O cemitério velho da cidade de Patu

Por Márcio de Lima Dantas

Seguindo de fora a fora na rua Capitão José Severino, até o seu final, antes
de adentrar pela Pça. Padre Henrique Spitz, observa-se, do lado direito, um
muro branco com um portão de ferro escondido entre as casas, eis o que fora,
provavelmente, o primeiro cemitério da cidade, hoje conhecido como
Cemitério Velho.

Embora pequeno, configura-se como um raro conjunto de feições uniformes;
consabido é esse o simbolismo da arte tumular ou funerária. Os vivos erguem
monumentos aos que partiram, homenageando-os, para a lembrança se
perpetuar postumamente, não deixando que as tantas veredas e vicissitudes
do cotidiano ocupem o lugar daquilo que se faz necessário evocar, bem como
marcas indeléveis que durante certas convivências imprimiram virtudes ou
defeitos, orgulhando-se, alguns, por deter vestígios de seus ancestrais.

Não é certo que todos os jazigos ali encontrados detenham aspectos de
quando foram erguidos, sobretudo no que diz respeito ao fato de todos serem
caiados de um imaculado branco, refratador da translúcida luz presente nos
áridos sertões adentro.

A simetria bilateral pode ser apontada como princípio orientador de quase
todos os túmulos. Ao se traçar uma linha vertical no meio do túmulo,
consegue-se dividir o monumento em duas partes perfeitamente iguais. De
uma arquitetura extremamente simples, no qual predominam as linhas retas
e os ângulos de 90º, constata-se um padrão regido por uma lógica triádica.

Com efeito, predominam os jazigos como se fossem caixas cúbicas,
sobrepondo-se, em número de três, sendo que toda essa estrutura queda-se
sobre uma mais larga caixa retangular, assim como se apoiasse todo o
pequeno edifício, simbolicamente lançando para o alto. Há que lembrar o
significado do número três na Bíblia e nos rituais da Igreja Católica.

Evocase a presença da Santíssima Trindade: Espírito Santo, Pai e Jesus. Outrossim,
há que observar os túmulos lançando para o alto sua espécie de escadaria, ao
que parece, sugerindo aquele que se encontra homenageado seu inexorável
caminho em busca do alto, da glória e de uma redenção da realidade, lugar
de dores e atribulações.

O que consideramos como símbolo é uma representação ou discurso que
lança o seu significante para um outro lugar, que não aquele onde está
registrado.

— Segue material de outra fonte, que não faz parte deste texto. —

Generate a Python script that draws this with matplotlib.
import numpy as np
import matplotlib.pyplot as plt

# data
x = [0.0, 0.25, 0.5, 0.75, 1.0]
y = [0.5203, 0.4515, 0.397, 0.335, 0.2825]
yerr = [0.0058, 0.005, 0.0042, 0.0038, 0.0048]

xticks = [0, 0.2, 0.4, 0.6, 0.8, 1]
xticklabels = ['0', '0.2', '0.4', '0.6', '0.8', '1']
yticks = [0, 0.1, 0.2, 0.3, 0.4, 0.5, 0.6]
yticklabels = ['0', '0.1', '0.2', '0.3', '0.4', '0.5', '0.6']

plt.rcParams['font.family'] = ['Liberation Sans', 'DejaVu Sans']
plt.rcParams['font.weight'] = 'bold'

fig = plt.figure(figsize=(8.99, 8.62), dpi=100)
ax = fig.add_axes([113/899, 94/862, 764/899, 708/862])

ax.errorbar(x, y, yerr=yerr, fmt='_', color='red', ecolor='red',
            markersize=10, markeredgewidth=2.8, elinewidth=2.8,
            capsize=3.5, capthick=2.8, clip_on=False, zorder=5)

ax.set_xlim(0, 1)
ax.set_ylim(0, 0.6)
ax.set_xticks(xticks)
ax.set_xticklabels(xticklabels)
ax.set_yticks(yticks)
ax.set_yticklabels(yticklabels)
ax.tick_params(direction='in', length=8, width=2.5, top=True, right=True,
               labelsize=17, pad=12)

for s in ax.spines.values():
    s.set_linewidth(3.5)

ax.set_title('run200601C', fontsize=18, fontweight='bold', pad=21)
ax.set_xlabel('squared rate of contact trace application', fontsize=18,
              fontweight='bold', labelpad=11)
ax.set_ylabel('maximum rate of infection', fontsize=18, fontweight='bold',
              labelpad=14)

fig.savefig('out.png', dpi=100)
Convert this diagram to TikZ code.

Ou seja, na arte funerária busca dizer algo diferente do que se à
contemplação. É uma metáfora: como se fosse uma coisa no lugar da outra,
imprimindo uma eficácia quer seja voltada para a jornada da morte ou
remetendo às imagens ancestrais.

Com efeito, é o caso da presença de uma rosácea em um dos jazigos. Esse
elemento arquitetônico, bastante empregado nas catedrais góticas da Europa,
organiza-se como um rendilhado com quatro pétalas – quadrifólio. O
simbolismo da rosa diz respeito ao caminho espinhoso palmilhado no
decorrer da existência, para, enfim, ascender a uma outra dimensão: a Glória,
no qual se descansa eternidade adentro.

A simplificação das formas dos túmulos do Cemitério Velho assenta-se sobre
um despojamento geométrico das formas, não permitindo que o visitante se
deixe possuir por uma eventual quantidade de elementos que funcionem
como detalhes para adornar; não havendo ostentação ou quaisquer
elementos, remetendo aquilo, para quem contempla, algo que possa conduzir
para seu íntimo, sua subjetividade, deixando-se possuir por emoções ou
excesso de sentimentos. Há muito mais um respeito pela ancestralidade, pelo
memento more, conduzindo-o para uma resignação face à morte. Não
somente compreender que estamos no mundo em caráter provisório, mas que
tudo é impermanente, que tudo se esvai, se esfarela, restando a todos os
sencientes compreender cada dia como um dia a menos. Assim, há que se
adquirir uma atitude resignada, pois não podemos interferir em um processo
integrante da condição humana, resta o dobrar-se face às forças da vida,
aceitando para deter uma melhor qualidade de vida.

Por fim, a antiga necrópole, embora tendo sida arrodeada por casas de
moradores, considerando o crescimento da cidade, restando apenas uma
parte do muro branco com seu portão de entrada, ainda vigora, para um ou
outro que busca a herança dos antepassados, – aqueles assinalados por uma
espécie de necessidade latejante em sua alma – e que por meio da escrita ou
de outras formas de arte, buscam cumprir certas ordens que circulam no seu
sangue, deixando registrado o que o vento do tempo sopra continuamente,
na sua busca de a tudo destruir ou apenas deixar alguns vestígios.